El idioma no es una barrera para los chinos, es una gran muralla tras la que se esconden de una sociedad en la que, la mayoría, no busca integrarse. Hacen su vida, sus negocios y cuando ven cerca la muerte, vuelven a China para ser enterrados allí. Son casi un misterio para el resto de la ciudad.

No es de piedra pero es igual de infranqueable. Los ladrillos de la Gran Muralla detrás de la que se esconde la mayor parte de la población china que vive en esta capital son su incapacidad con el idioma y su excesiva discreción.
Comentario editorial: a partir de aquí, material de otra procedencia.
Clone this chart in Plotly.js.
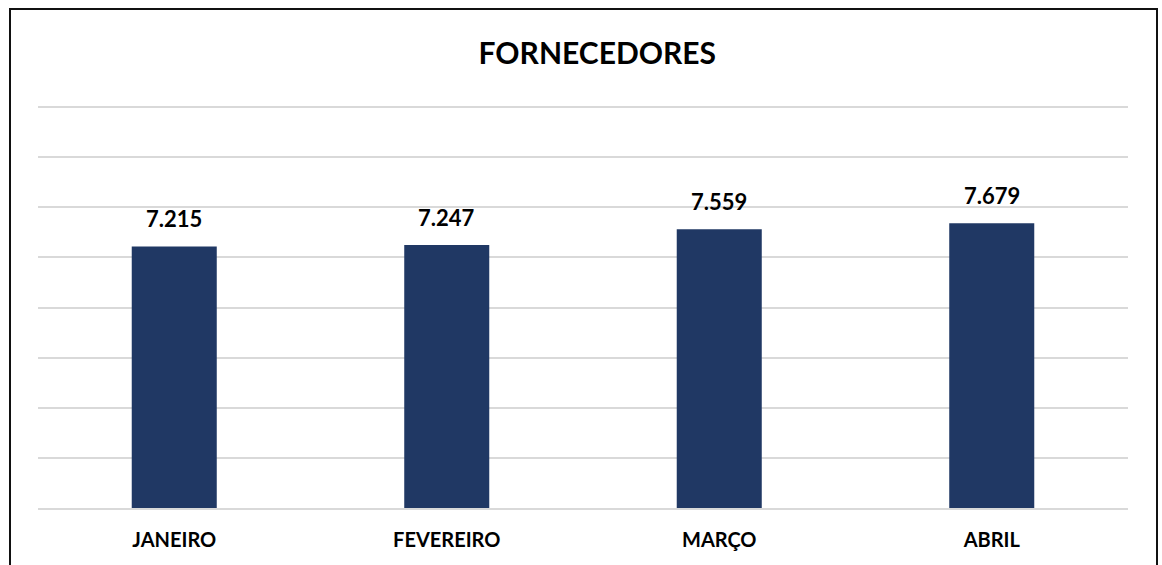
<!DOCTYPE html>
<html>
<head>
<meta charset="utf-8">
<script src="https://cdn.plot.ly/plotly-3.0.1.min.js"></script>
<style>
  html, body { margin: 0; padding: 0; background: #fff; }
  #wrap { position: relative; width: 1162px; height: 565px; overflow: hidden; }
  #chart { width: 1162px; height: 565px; }
  #frame { position: absolute; left: 9px; top: 8px; width: 1149px; height: 620px;
           border: 2px solid #111; pointer-events: none; box-sizing: border-box; }
</style>
</head>
<body>
<div id="wrap">
  <div id="chart"></div>
  <div id="frame"></div>
</div>
<script>
const categories = ["JANEIRO", "FEVEREIRO", "MARÇO", "ABRIL"];
const values = [7215, 7247, 7559, 7679];
const chartTitle = "FORNECEDORES";

function fmt(v) {
  return String(v).replace(/\B(?=(\d{3})+(?!\d))/g, ".");
}

const FONT = "Lato, 'Open Sans', sans-serif";

const trace = {
  type: "bar",
  x: categories,
  y: values,
  marker: { color: "#203864", line: { width: 0 } },
  hoverinfo: "skip"
};

const annotations = categories.map((c, i) => ({
  x: c, y: values[i], xref: "x", yref: "y",
  text: "<b>" + fmt(values[i]) + "</b>",
  showarrow: false, yanchor: "middle", yshift: 28,
  font: { family: FONT, size: 22, color: "#000" }
}));

const layout = {
  width: 1162, height: 565,
  paper_bgcolor: "#fff", plot_bgcolor: "#fff",
  margin: { l: 38, r: 34, t: 105, b: 57 },
  title: {
    text: "<b>" + chartTitle + "</b>",
    x: 0.514, xref: "container", xanchor: "center",
    y: 0.906, yref: "container", yanchor: "middle",
    font: { family: FONT, size: 30, color: "#000" }
  },
  bargap: 0.688,
  showlegend: false,
  xaxis: {
    type: "category",
    showgrid: false,
    showline: true, linecolor: "#d9d9d9", linewidth: 2,
    ticks: "", ticklabelstandoff: 13,
    tickfont: { family: FONT, size: 20, color: "#000", weight: "bold" },
    fixedrange: true
  },
  yaxis: {
    range: [2000, 10040],
    dtick: 1000, tick0: 0,
    showticklabels: false,
    showgrid: true, gridcolor: "#d9d9d9", gridwidth: 2,
    zeroline: false, showline: false, ticks: "",
    fixedrange: true
  },
  annotations: annotations
};

Plotly.newPlot("chart", [trace], layout, { displayModeBar: false, staticPlot: true });
</script>
</body>
</html>
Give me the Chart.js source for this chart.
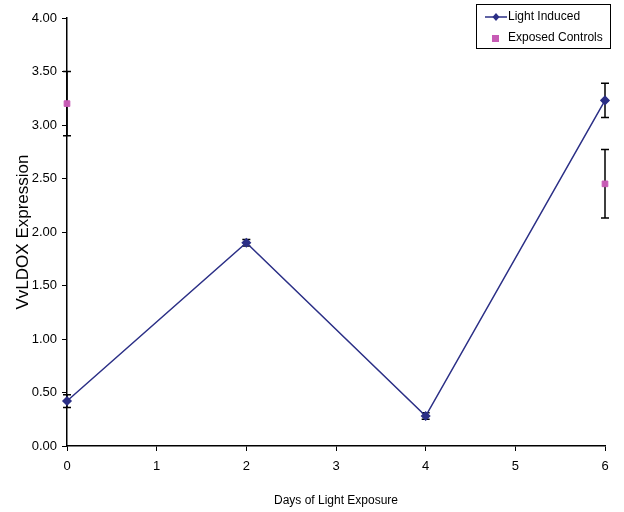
<!DOCTYPE html>
<html lang="en">
<head>
<meta charset="UTF-8">
<title>VvLDOX Expression</title>
<style>
  html, body { margin: 0; padding: 0; background: #fff; }
  #wrap { position: relative; width: 624px; height: 512px; }
</style>
</head>
<body>
<div id="wrap"><canvas id="chart" width="624" height="512"></canvas></div>
<script src="https://cdn.jsdelivr.net/npm/chart.js"></script>
<script>
// data
const days = [0, 2, 4, 6];
const lightInduced = [0.42, 1.90, 0.28, 3.23];
const lightErr = [0.06, 0.03, 0.03, 0.16];
const controlDays = [0, 6];
const exposedControls = [3.20, 2.45];
const controlErr = [0.30, 0.32];
const yTicks = [0, 0.5, 1, 1.5, 2, 2.5, 3, 3.5, 4];

const sans = '"Liberation Sans", Arial, sans-serif';
const lineColor = '#2b2f86';
const ctrlColor = '#c75bb5';

// error bars + legend box, drawn through the chart's scales
const extras = {
  id: 'extras',
  beforeDatasetsDraw(chart) {
    const { ctx, scales: { x, y } } = chart;
    ctx.save();
    ctx.strokeStyle = '#000';
    ctx.lineWidth = 1.5;
    const bars = (xs, ys, es) => {
      xs.forEach((d, i) => {
        const px = x.getPixelForValue(d);
        const top = y.getPixelForValue(ys[i] + es[i]);
        const bot = y.getPixelForValue(ys[i] - es[i]);
        ctx.beginPath();
        ctx.moveTo(px, top); ctx.lineTo(px, bot);
        ctx.moveTo(px - 4, top); ctx.lineTo(px + 4, top);
        ctx.moveTo(px - 4, bot); ctx.lineTo(px + 4, bot);
        ctx.stroke();
      });
    };
    bars(days, lightInduced, lightErr);
    bars(controlDays, exposedControls, controlErr);
    ctx.restore();
  },
  afterDatasetsDraw(chart) {
    const { ctx } = chart;
    const ds = chart.data.datasets;
    ctx.save();
    ctx.strokeStyle = '#000';
    ctx.lineWidth = 1;
    ctx.strokeRect(476.5, 4.5, 134, 44);
    ctx.font = '12px ' + sans;
    ctx.fillStyle = '#000';
    ctx.textBaseline = 'middle';
    ctx.fillText(ds[0].label, 508, 17);
    ctx.fillText(ds[1].label, 508, 38);
    ctx.strokeStyle = lineColor;
    ctx.lineWidth = 1.5;
    ctx.beginPath(); ctx.moveTo(485, 17); ctx.lineTo(507, 17); ctx.stroke();
    ctx.fillStyle = lineColor;
    ctx.beginPath();
    ctx.moveTo(496, 13); ctx.lineTo(499.5, 17); ctx.lineTo(496, 21); ctx.lineTo(492.5, 17);
    ctx.closePath(); ctx.fill();
    ctx.fillStyle = ctrlColor;
    ctx.fillRect(492, 35, 7, 7);
    ctx.restore();
  }
};

new Chart(document.getElementById('chart'), {
  type: 'scatter',
  data: {
    datasets: [
      {
        label: 'Light Induced',
        data: days.map((d, i) => ({ x: d, y: lightInduced[i] })),
        showLine: true,
        clip: false,
        borderColor: lineColor,
        backgroundColor: lineColor,
        borderWidth: 1.5,
        pointStyle: 'rectRot',
        pointRadius: 4,
        pointHoverRadius: 4
      },
      {
        label: 'Exposed Controls',
        data: controlDays.map((d, i) => ({ x: d, y: exposedControls[i] })),
        showLine: false,
        clip: false,
        borderColor: ctrlColor,
        backgroundColor: ctrlColor,
        pointStyle: 'rect',
        pointRadius: 4,
        pointHoverRadius: 4
      }
    ]
  },
  options: {
    responsive: false,
    animation: false,
    layout: { padding: { top: 18, right: 19, left: 13, bottom: 0 } },
    plugins: { legend: { display: false }, tooltip: { enabled: false } },
    scales: {
      x: {
        type: 'linear',
        min: 0, max: 6,
        afterFit(s) { s.height = 66; },
        ticks: { stepSize: 1, color: '#000', padding: 8, font: { family: sans, size: 13 } },
        grid: { drawOnChartArea: false, drawTicks: true, tickLength: 5, color: '#000' },
        border: { color: '#000', width: 1.5 },
        title: { display: true, text: 'Days of Light Exposure', color: '#000', font: { family: sans, size: 12 }, padding: { top: 11 } }
      },
      y: {
        min: 0, max: 4,
        afterFit(s) { s.width = 54; },
        afterBuildTicks(s) { s.ticks = yTicks.map(v => ({ value: v })); },
        ticks: { color: '#000', padding: 5, font: { family: sans, size: 13 }, callback: v => v.toFixed(2) },
        grid: { drawOnChartArea: false, drawTicks: true, tickLength: 5, color: '#000' },
        border: { color: '#000', width: 1.5 },
        title: { display: true, text: 'VvLDOX Expression', color: '#000', font: { family: sans, size: 17 }, padding: 0 }
      }
    }
  },
  plugins: [extras]
});
</script>
</body>
</html>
Esa muralla de silencio de la que se rodean los comerciantes chinos y sus familias supone un gran problema para, por ejemplo, escribir un reportaje sobre cómo es su vida o su trabajo.

No están agrupados, al menos públicamente, en ningún colectivo u organización con una cabeza visible a diferencia del resto de comunidades étnicas extranjeras que viven en esta ciudad. Además, cuando se les aborda y pregunta algo que no sea "¿cuánto vale?", se retraen y suelen cerrarse en banda con un recurrido "no entiendo".

"No se esconden de nada, lo que pasa es que es muy difícil entender el español, sólo saben cuatro palabras para vender y si les sacas de ahí se encogen de hombros", cuenta Li, la dueña de una cafetería que vende bocadillos de pata y sirve cortados. Li, a diferencia de sus compatriotas, representa la parte más moderna de China y reconoce que tiene varios amigos canarios. "Los que somos jóvenes sí salimos de vez en cuando por las noches pero los mayores y los casados no suelen salir de sus casas", añade Qiang.

"Nosotros no somos amigos de salir por las noches, preferimos quedarnos en casa y organizar cenas con amigos", cuenta Tao, que dejó su trabajo de cocinero para poner un quiosco, se casó y acaba de tener un hijo, "ya había muchos restaurantes y muchas tiendas de todo a 100 y había que ofrecer algo diferente, por eso monté el minimercado".

Todos los chinos entrevistados sí quieren desmentir los rumores, que han acabado por convertirse en leyenda urbana, que dicen que nunca comunican las muertes de sus compatriotas para así usurpar sus identidades. "Eso es falso, totalmente", asegura Li, "yo conozco a gente que tiene a familiares enterrados aquí", vuelve a intervenir Li. A pesar de sus palabras, el hecho incontestable es que, según datos aportados por Canaricem, la empresa que gestiona los cementerios de la capital, en ocho años sólo tienen registrados dos enterramientos de ciudadanos chinos.

Según varias funerarias consultadas por este periódico, la tradición del pueblo chino es enterrar y no incinerar a sus muertos, y reconocen que normalmente lo que hacen es repatriar los cuerpos hasta China para darles sepultura allí. "No mueren muchos chinos porque no es gente muy mayor, cuando envejecen o se sienten enfermos suelen volver a su país para morir allí". "Todos queremos morir allí cuando nos toque", concluye Li.